Chastain brings dramatic weight and nuance to a woman the tabloids reduced to a party-girl stereotype.

From The West Wing to The Social Network, Sorkin has been deservedly criticised for his female characters, but Chastain is great as the determined, beleaguered Bloom and brings dramatic weight and nuance to a woman the tabloids reduced to a party-girl stereotype.

But the showiest performance here is Sorkin’s, in the first time that the screenwriter-turned-director has been given entirely free rein. Bloom’s narration is delivered in fluent ‘Sorkinese’, where Chastain and Elba lecture each other on one another’s backstories as a means of turning exposition into know-it-all character trait. The effect is exciting and effective, but it’s awfully familiar.

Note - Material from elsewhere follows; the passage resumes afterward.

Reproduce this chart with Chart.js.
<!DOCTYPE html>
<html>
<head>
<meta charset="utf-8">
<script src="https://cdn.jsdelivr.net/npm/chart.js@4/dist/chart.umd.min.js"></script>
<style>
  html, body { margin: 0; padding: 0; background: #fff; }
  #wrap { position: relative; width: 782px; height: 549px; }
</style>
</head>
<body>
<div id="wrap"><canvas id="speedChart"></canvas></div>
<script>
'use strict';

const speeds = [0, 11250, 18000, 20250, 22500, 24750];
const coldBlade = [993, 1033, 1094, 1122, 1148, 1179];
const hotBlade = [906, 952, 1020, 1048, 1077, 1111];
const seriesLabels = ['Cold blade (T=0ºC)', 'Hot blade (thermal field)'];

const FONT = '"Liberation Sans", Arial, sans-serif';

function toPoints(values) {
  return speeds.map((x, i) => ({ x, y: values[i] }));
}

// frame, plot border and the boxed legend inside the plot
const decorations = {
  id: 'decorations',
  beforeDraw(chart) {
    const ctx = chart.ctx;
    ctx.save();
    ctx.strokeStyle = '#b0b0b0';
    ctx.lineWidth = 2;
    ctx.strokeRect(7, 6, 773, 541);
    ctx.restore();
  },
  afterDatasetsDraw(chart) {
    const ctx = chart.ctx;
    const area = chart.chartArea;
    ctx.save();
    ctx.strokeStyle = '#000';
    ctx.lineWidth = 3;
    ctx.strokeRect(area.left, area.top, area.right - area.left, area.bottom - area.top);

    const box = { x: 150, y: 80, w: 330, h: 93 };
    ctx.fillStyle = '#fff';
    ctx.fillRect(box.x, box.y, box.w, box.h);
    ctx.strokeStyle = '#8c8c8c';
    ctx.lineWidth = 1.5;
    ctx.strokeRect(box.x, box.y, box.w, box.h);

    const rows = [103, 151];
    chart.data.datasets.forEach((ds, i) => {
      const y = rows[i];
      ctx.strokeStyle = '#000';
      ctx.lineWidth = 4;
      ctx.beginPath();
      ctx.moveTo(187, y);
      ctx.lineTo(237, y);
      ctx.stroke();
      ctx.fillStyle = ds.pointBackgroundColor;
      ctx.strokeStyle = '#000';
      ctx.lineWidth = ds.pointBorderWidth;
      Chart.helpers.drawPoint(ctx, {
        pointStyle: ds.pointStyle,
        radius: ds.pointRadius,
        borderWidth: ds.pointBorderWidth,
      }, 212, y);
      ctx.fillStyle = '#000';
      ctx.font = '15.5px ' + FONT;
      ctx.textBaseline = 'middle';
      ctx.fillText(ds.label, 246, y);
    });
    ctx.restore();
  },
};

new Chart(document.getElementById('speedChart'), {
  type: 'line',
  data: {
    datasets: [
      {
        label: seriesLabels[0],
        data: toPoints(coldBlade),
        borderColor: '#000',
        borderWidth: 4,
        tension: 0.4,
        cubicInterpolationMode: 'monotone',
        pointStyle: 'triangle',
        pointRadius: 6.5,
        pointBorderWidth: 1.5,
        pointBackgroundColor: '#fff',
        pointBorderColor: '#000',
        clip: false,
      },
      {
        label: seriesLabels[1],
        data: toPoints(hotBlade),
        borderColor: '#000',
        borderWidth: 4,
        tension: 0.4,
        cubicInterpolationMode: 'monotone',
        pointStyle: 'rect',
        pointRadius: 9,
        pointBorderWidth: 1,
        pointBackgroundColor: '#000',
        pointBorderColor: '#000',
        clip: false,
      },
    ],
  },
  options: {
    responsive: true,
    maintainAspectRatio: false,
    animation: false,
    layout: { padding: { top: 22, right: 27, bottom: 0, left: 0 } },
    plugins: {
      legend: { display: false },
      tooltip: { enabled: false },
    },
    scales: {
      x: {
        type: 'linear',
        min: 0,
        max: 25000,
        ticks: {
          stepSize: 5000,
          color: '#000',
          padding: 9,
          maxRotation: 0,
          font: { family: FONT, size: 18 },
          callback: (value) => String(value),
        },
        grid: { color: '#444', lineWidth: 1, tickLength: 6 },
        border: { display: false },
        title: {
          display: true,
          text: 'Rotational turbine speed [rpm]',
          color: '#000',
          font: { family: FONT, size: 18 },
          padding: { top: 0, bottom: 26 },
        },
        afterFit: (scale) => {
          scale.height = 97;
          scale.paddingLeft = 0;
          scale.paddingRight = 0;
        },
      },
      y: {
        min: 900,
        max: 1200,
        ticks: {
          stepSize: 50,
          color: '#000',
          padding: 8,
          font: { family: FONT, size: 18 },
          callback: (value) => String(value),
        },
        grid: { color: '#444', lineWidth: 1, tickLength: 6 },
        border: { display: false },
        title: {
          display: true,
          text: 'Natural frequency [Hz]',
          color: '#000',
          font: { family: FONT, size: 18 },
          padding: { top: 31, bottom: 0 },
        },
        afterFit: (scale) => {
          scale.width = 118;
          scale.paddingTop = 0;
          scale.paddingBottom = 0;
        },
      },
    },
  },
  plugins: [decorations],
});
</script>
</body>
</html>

The film’s biggest challenge is going to be context. In a post-Weinstein era, its moral feels murky. Molly’s act of defiance seems less laudable now, the behaviour of some of the men she deals with more worrying than she seems to think. While Sorkin makes it clear who’s deserving of praise or disgust, you sense audiences will fundamentally reject his conclusions.

Sorkin may condemn a world where women like Molly are mistreated by powerful men, but he doesn’t propose any revolution. As such, this feels like a small story, well told, but stopping short of risking anything high stakes.

It’s an intriguing look into a secret world and a great performance from Chastain, but Sorkin’s directorial debut never quite makes the leap from great poker movie to great movie.